Review by Lee Stone
Wyatt Earp, the famed U.S. Marshal that served from 2013 to 2030 has decided to retire and open up a casino, The AOK, in Vegas. Along with his brother, Morgan, Doc Holiday and Kate (Doc’s girlfriend), Wyatt has settled for a more peaceful life.
If that last paragraph threw you a curve ball, it’s understandable. The premise behind Radical Comics’ SAINTS FOR SINNERS is both a benefit and a drawback. The comic takes the Earp clan and supplants them into a near-future tale of crime and vengeance.
The story opens shortly after what appears to have been an attack on The AOK. As the survivors are making their escape we get filled in on what’s transpired in the last month to lead up to the assault. Much of the issue happens before the opening scene with us coming back at the end to find our cast making a startling discovery, a result of the backstory we see unfold.
Josephine, a lounge singer for Wyatt’s competitor, Dan Flynn, has come to him for help. Of course, she brings with her the trouble that you would expect from that arrangement but she also tends to be a bit of a loose cannon. Oh, and she’s the ex-girlfriend of Jesse James, a modern day Robin Hood. With all these red flags you would assume that Wyatt would do what’s best. Or would he?
Meanwhile, there’s trouble at home as Morgan begins to see things differently than Wyatt and makes a fateful decision of his own.

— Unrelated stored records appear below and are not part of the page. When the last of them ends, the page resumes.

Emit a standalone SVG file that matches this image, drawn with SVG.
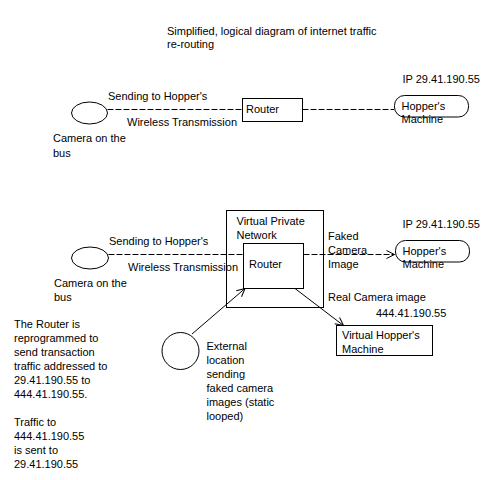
<svg xmlns="http://www.w3.org/2000/svg" width="500" height="480" viewBox="0 0 500 480">
<style>
text{font-family:"Liberation Sans",Arial,sans-serif;font-size:11px;fill:#000}
.s{fill:none;stroke:#000;stroke-width:1}
.d{fill:none;stroke:#000;stroke-width:1;stroke-dasharray:6 2}
</style>
<defs>
<marker id="a" markerWidth="10" markerHeight="10" refX="9" refY="5" orient="auto" markerUnits="userSpaceOnUse">
<path d="M1,1 L9,5 L1,9" fill="none" stroke="#000" stroke-width="1"/>
</marker>
</defs>
<rect width="500" height="480" fill="#fff"/>
<g id="title">
<text x="167" y="35">Simplified, logical diagram of internet traffic</text>
<text x="167" y="48">re-routing</text>
</g>
<g id="connectors">
<line class="d" x1="107.5" y1="109.5" x2="242.5" y2="109.5"/>
<line class="d" x1="302.5" y1="109.5" x2="394" y2="109.5"/>
<line class="d" x1="108.5" y1="254.5" x2="243.5" y2="254.5"/>
<line class="d" x1="303.5" y1="254.5" x2="394.5" y2="254.5" marker-end="url(#a)"/>
<line class="s" x1="295" y1="288.5" x2="343.5" y2="325.5" marker-end="url(#a)"/>
<line class="s" x1="192" y1="334" x2="245" y2="288.5" marker-end="url(#a)"/>
</g>
<g id="camera1">
<ellipse class="s" cx="89.5" cy="113" rx="18" ry="11"/>
<text x="53" y="142">Camera on the</text>
<text x="53" y="156.5">bus</text>
</g>
<g id="labels1">
<text x="108" y="100">Sending to Hopper's</text>
<text x="127" y="125.5">Wireless Transmission</text>
</g>
<g id="router1">
<rect class="s" x="242.5" y="98.5" width="60" height="23"/>
<text x="246" y="113">Router</text>
</g>
<g id="hopper1">
<text x="402.5" y="83">IP 29.41.190.55</text>
<rect class="s" x="394.5" y="95.5" width="74" height="21.5" rx="10" ry="10"/>
<text x="401.5" y="110">Hopper's</text>
<text x="401.5" y="123">Machine</text>
</g>
<g id="camera2">
<ellipse class="s" cx="90" cy="258" rx="18.5" ry="11"/>
<text x="54" y="287">Camera on the</text>
<text x="54" y="300.5">bus</text>
</g>
<g id="labels2">
<text x="109" y="245">Sending to Hopper's</text>
<text x="128" y="270.5">Wireless Transmission</text>
</g>
<g id="vpn">
<rect class="s" x="226.5" y="210.5" width="97" height="97"/>
<text x="236.5" y="225">Virtual Private</text>
<text x="236.5" y="238.5">Network</text>
</g>
<g id="router2">
<rect class="s" x="243.5" y="243.5" width="60" height="45"/>
<text x="249" y="268">Router</text>
</g>
<g id="faked">
<text x="328" y="240">Faked</text>
<text x="328" y="254">Camera</text>
<text x="328" y="268">Image</text>
</g>
<g id="hopper2">
<text x="402.5" y="228">IP 29.41.190.55</text>
<rect class="s" x="395.5" y="240.5" width="74" height="21.5" rx="10" ry="10"/>
<text x="402.5" y="255">Hopper's</text>
<text x="402.5" y="268">Machine</text>
</g>
<g id="real">
<text x="328" y="300.5">Real Camera image</text>
<text x="376" y="317">444.41.190.55</text>
</g>
<g id="virtualhopper">
<rect class="s" x="336.5" y="325.5" width="96" height="30"/>
<text x="342" y="339">Virtual Hopper's</text>
<text x="342" y="353">Machine</text>
</g>
<g id="external">
<circle class="s" cx="180.5" cy="351" r="18.5"/>
<text x="206.5" y="350">External</text>
<text x="206.5" y="364">location</text>
<text x="206.5" y="378">sending</text>
<text x="206.5" y="392">faked camera</text>
<text x="206.5" y="406">images (static</text>
<text x="206.5" y="420">looped)</text>
</g>
<g id="note">
<text x="14" y="328">The Router is</text>
<text x="14" y="342">reprogrammed to</text>
<text x="14" y="356">send transaction</text>
<text x="14" y="370">traffic addressed to</text>
<text x="14" y="384">29.41.190.55 to</text>
<text x="14" y="398">444.41.190.55.</text>
<text x="14" y="426">Traffic to</text>
<text x="14" y="440">444.41.190.55</text>
<text x="14" y="454">is sent to</text>
<text x="14" y="468">29.41.190.55</text>
</g>
</svg>
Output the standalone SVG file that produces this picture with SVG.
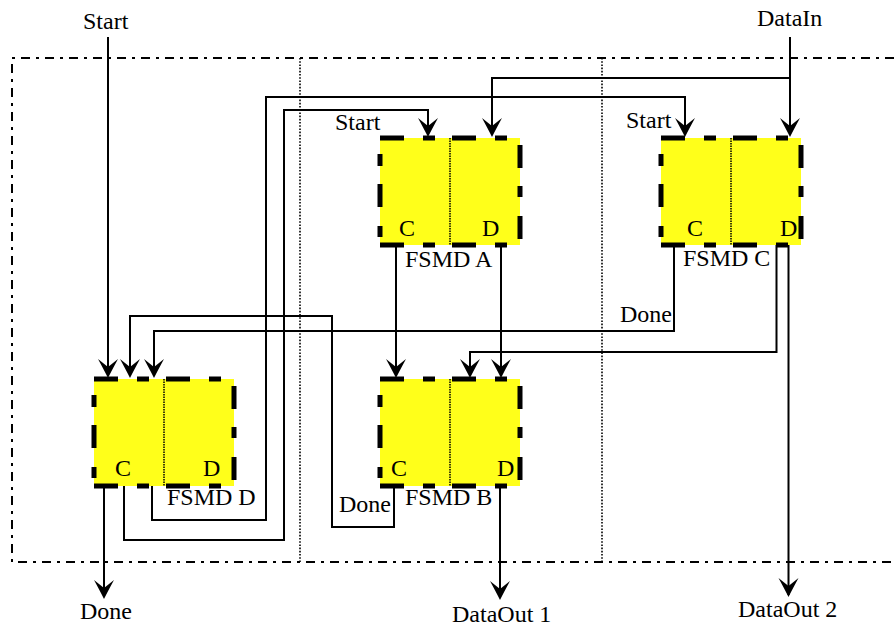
<svg xmlns="http://www.w3.org/2000/svg" width="894" height="629" viewBox="0 0 894 629">
<style>
text{font-family:"Liberation Serif","Times New Roman",serif;font-size:24px;fill:#000}
.fill{fill:#ffff1a;stroke:none}
.e{fill:none;stroke:#000;stroke-width:5}
.hc{stroke-dasharray:24 19 12 15}
.hd{stroke-dasharray:24 19 12 13}
.el{stroke-dasharray:0 16 12 18 23 19 11 8}
.er{stroke-dasharray:0 7 23 18 11 19 23 6}
.div{fill:none;stroke:#000;stroke-width:1.5;stroke-dasharray:1.5 1}
.frame{fill:none;stroke:#000;stroke-width:2;stroke-dasharray:9 6 3 6}
.sep{fill:none;stroke:#000;stroke-width:1.6;stroke-dasharray:1.6 1.6}
.w{fill:none;stroke:#000;stroke-width:2;marker-end:url(#ah)}
</style>
<defs>
<marker id="ah" markerUnits="userSpaceOnUse" viewBox="-21 -12 23 24" markerWidth="23" markerHeight="24" refX="-2" refY="0" orient="auto">
<path d="M0,0 Q-8,-4 -19,-10 L-11,0 L-19,10 Q-8,4 0,0 Z" fill="#000"/>
</marker>
<g id="box">
<rect class="fill" x="0" y="0" width="140" height="107"/>
<path class="e hc" d="M0,0 H70"/>
<path class="e hd" d="M72,0 H140"/>
<path class="e hc" d="M0,107 H70"/>
<path class="e hd" d="M72,107 H140"/>
<path class="e el" d="M0,0 V107"/>
<path class="e er" d="M140,0 V107"/>
<path class="div" d="M70,0 V107"/>
</g>
</defs>
<g id="frame">
<path class="frame" d="M894,58 H12 V562 H894"/>
<path class="sep" d="M300,58 V562"/>
<path class="sep" d="M602,58 V562"/>
</g>
<g id="fsmd-a">
<use href="#box" x="380" y="138"/>
<text x="399" y="236">C</text>
<text x="482" y="236">D</text>
<text x="405" y="267">FSMD A</text>
</g>
<g id="fsmd-c">
<use href="#box" x="661" y="138"/>
<text x="687" y="236">C</text>
<text x="780" y="236">D</text>
<text x="683" y="266">FSMD C</text>
</g>
<g id="fsmd-d">
<use href="#box" x="94" y="379"/>
<text x="115" y="476">C</text>
<text x="203" y="476">D</text>
<text x="167" y="505">FSMD D</text>
</g>
<g id="fsmd-b">
<use href="#box" x="380" y="379"/>
<text x="391" y="476">C</text>
<text x="497" y="476">D</text>
<text x="405" y="505">FSMD B</text>
</g>
<g id="connectors">
<path class="w" d="M108,37 V376"/>
<path class="w" d="M790,37 V135"/>
<path class="w" d="M790,78 H492 V135"/>
<path class="w" d="M152,486 V520 H266 V97 H685 V135"/>
<path class="w" d="M124,486 V540 H284 V110 H428 V135"/>
<path class="w" d="M394,486 V527 H332 V316 H130 V376"/>
<path class="w" d="M674,245 V331 H154 V376"/>
<path class="w" d="M396,245 V376"/>
<path class="w" d="M501,245 V376"/>
<path class="w" d="M776.5,245 V352 H470 V376"/>
<path class="w" d="M788.5,245 V595"/>
<path class="w" d="M500,486 V598"/>
<path class="w" d="M104,486 V597"/>
</g>
<g id="labels">
<text x="83" y="29">Start</text>
<text x="757" y="26">DataIn</text>
<text x="335" y="130">Start</text>
<text x="626" y="128">Start</text>
<text x="620" y="322">Done</text>
<text x="339" y="512">Done</text>
<text x="80" y="619">Done</text>
<text x="452" y="622">DataOut 1</text>
<text x="738" y="617">DataOut 2</text>
</g>
</svg>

The art in SAINTS FOR SINNERS is probably its biggest draw. If there was ever a distinction between “comic book” and “graphic novel”, this could be used to describe the latter. Sound effects are sparse and appear to be used only when their absence would make it hard to understand what’s going on. I’m not usually a fan of ultra-realistic comic art because it tends to come off rather stiff, with no movement. However, in a couple of scenes, the truck heist in particular, Lorimer and Shin manage to convey the action quite well without it feeling like you’re looking at a series of still-lifes. Every panel is well executed and it plays out like a painted pulp novel. Looking at the art, from the close-up shots to the gun standoff, you can tell that they are great artists and the genre of crime fiction suits them perfectly.
As for the writing, I felt that the story progressed nicely. Cirulnick and Sherman did a good job of filling us in and setting the characters in place for what will be coming next issue. Although… I think that it could have been told even better with brand new characters instead of borrowing from the Earp mythos. If you go through and rename the characters it actually reads like a well-written post-modern action adventure. Using the Earp names, I think, lessens it to more of a novelty item which undermines the good story potential that is found here. On the flipside, using those characters garners more attention from readers who normally don’t buy comics.
That being said, I believe that this is a great stepping stone for all those involved and I would love to see what they produce next. Unfortunately, if it doesn’t borrow from an established mythos, like EARP does, it may pass below the radar, which would be sad because there’s some real talent here.